* What the task requires *
Transcribe only the part of the material below that begins at the line containing "Clone this chart in seaborn and matplotlib." and ends at the line containing "from matplotlib.patches import", with both kept and images left out.

* Provided entries *
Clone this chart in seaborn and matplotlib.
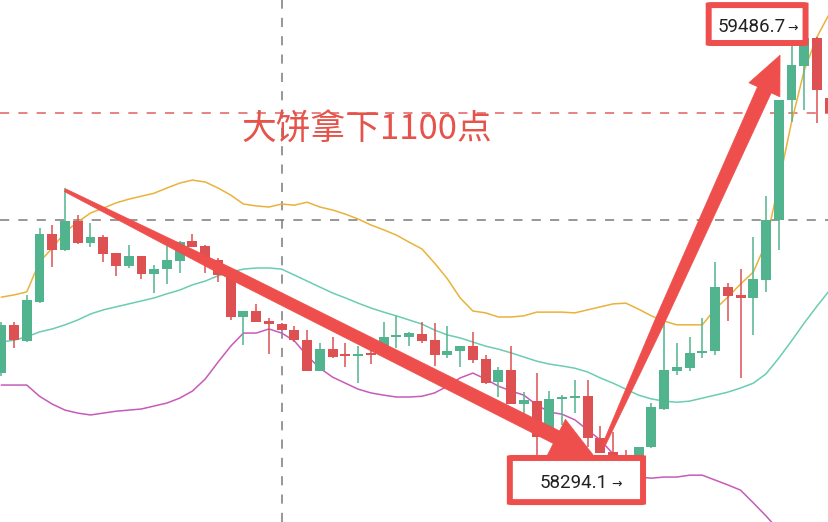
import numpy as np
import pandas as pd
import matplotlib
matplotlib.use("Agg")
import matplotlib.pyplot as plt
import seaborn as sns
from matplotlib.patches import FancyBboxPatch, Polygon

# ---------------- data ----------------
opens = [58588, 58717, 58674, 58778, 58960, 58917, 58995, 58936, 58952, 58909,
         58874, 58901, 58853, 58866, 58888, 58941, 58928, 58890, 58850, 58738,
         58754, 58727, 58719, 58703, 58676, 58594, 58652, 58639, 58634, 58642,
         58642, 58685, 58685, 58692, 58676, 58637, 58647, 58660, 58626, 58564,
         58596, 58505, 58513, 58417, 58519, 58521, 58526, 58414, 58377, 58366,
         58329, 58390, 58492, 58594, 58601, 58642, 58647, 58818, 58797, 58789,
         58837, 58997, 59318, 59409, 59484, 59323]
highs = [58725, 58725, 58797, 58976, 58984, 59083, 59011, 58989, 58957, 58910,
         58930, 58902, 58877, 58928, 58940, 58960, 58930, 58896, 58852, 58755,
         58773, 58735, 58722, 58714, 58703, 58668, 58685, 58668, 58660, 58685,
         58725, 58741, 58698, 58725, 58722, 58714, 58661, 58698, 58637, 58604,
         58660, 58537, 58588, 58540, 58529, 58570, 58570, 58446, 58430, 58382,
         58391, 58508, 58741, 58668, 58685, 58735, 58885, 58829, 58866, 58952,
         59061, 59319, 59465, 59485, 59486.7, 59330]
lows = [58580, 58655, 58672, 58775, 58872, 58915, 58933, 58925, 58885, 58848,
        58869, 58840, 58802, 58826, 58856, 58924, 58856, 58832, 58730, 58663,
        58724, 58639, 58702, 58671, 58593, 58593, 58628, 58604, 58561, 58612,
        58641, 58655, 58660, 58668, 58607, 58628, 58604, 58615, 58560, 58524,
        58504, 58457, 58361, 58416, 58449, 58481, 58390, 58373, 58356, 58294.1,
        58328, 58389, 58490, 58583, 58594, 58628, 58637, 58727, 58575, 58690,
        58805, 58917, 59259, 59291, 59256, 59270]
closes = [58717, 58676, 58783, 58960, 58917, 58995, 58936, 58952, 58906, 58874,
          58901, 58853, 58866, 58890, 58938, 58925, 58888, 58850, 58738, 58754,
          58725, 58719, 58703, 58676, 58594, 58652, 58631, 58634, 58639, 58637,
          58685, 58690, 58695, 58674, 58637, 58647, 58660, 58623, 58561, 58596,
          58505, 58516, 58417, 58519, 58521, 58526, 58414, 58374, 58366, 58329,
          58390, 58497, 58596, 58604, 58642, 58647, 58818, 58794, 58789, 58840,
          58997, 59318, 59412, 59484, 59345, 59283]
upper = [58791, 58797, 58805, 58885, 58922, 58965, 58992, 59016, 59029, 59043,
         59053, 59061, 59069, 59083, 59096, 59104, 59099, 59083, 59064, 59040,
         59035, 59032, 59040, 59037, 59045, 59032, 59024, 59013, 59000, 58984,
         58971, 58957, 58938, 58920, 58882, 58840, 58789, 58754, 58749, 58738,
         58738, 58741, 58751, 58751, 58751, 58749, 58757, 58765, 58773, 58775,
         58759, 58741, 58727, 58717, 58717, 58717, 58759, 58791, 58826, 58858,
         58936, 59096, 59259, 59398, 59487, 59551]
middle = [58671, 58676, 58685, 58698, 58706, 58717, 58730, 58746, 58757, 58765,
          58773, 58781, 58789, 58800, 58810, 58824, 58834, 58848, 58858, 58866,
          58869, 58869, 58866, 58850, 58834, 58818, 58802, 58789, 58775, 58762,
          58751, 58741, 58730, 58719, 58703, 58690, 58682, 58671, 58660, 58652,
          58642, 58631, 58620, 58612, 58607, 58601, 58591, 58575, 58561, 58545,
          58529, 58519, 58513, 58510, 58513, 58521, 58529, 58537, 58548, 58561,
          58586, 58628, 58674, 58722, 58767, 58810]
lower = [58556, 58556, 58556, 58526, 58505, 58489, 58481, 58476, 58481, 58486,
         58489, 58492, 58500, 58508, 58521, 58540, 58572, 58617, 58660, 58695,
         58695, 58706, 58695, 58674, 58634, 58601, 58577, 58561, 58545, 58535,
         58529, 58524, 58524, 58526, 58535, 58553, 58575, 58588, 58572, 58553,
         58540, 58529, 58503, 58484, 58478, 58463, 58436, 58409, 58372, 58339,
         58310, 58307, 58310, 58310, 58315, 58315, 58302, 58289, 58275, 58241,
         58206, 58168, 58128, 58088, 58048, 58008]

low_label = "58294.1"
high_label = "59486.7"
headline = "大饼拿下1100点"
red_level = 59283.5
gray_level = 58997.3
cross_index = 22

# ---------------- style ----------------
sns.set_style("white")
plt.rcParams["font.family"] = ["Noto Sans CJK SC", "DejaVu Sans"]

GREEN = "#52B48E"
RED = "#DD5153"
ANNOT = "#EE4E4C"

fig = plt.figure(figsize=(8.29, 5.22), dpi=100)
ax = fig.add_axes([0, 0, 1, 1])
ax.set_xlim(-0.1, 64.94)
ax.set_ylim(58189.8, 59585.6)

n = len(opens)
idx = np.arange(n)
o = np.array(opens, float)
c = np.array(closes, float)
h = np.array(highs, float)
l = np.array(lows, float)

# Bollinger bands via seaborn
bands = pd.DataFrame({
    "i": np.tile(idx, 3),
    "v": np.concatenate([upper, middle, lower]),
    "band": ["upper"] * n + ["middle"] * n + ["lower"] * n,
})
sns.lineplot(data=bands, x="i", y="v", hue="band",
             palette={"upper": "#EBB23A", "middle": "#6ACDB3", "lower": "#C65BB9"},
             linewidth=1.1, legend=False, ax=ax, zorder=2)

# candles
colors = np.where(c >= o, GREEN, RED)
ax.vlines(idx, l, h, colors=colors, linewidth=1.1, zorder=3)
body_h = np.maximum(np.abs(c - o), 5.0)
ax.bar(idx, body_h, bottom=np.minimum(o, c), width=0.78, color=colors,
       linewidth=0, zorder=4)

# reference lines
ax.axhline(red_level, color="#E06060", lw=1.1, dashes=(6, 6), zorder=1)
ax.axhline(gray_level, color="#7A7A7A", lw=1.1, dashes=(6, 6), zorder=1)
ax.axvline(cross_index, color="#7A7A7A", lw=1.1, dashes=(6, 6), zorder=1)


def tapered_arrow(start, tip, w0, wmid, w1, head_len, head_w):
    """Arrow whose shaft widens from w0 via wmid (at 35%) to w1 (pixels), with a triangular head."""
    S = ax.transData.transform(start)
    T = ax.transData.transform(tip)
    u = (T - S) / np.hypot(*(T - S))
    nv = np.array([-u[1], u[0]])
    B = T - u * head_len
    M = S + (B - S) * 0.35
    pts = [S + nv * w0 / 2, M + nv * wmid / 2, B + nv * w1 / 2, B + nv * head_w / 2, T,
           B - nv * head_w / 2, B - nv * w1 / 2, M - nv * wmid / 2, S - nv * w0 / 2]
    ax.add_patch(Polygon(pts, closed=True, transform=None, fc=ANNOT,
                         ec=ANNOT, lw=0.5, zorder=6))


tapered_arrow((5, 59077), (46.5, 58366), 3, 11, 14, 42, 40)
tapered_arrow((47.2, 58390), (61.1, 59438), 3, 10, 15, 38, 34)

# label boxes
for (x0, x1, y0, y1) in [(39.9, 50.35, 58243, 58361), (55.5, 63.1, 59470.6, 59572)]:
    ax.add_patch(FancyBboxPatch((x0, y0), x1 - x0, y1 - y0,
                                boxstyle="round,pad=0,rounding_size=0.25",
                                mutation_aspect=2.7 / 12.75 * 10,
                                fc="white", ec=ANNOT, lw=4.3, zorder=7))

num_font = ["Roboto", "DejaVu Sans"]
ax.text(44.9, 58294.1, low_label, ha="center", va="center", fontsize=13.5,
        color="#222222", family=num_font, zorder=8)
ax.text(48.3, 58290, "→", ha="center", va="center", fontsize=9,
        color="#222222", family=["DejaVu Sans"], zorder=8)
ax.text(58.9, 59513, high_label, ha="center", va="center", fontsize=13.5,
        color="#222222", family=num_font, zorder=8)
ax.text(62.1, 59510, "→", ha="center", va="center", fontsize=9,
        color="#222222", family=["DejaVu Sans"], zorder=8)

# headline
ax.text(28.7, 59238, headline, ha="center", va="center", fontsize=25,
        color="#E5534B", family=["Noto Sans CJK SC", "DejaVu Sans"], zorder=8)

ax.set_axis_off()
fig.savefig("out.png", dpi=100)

---

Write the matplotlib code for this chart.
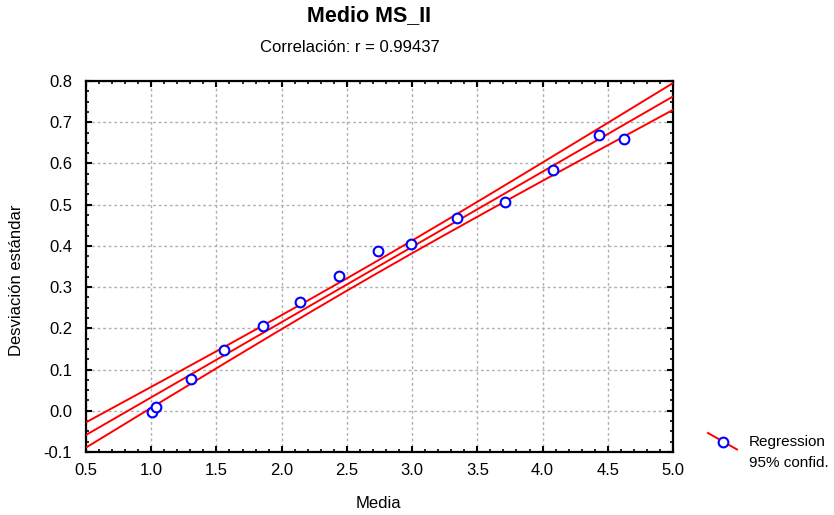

* Task response *
Clone this chart in seaborn and matplotlib.
import numpy as np
import pandas as pd
import matplotlib
matplotlib.use("Agg")
import matplotlib.pyplot as plt
import seaborn as sns
from matplotlib.patches import FancyBboxPatch, Polygon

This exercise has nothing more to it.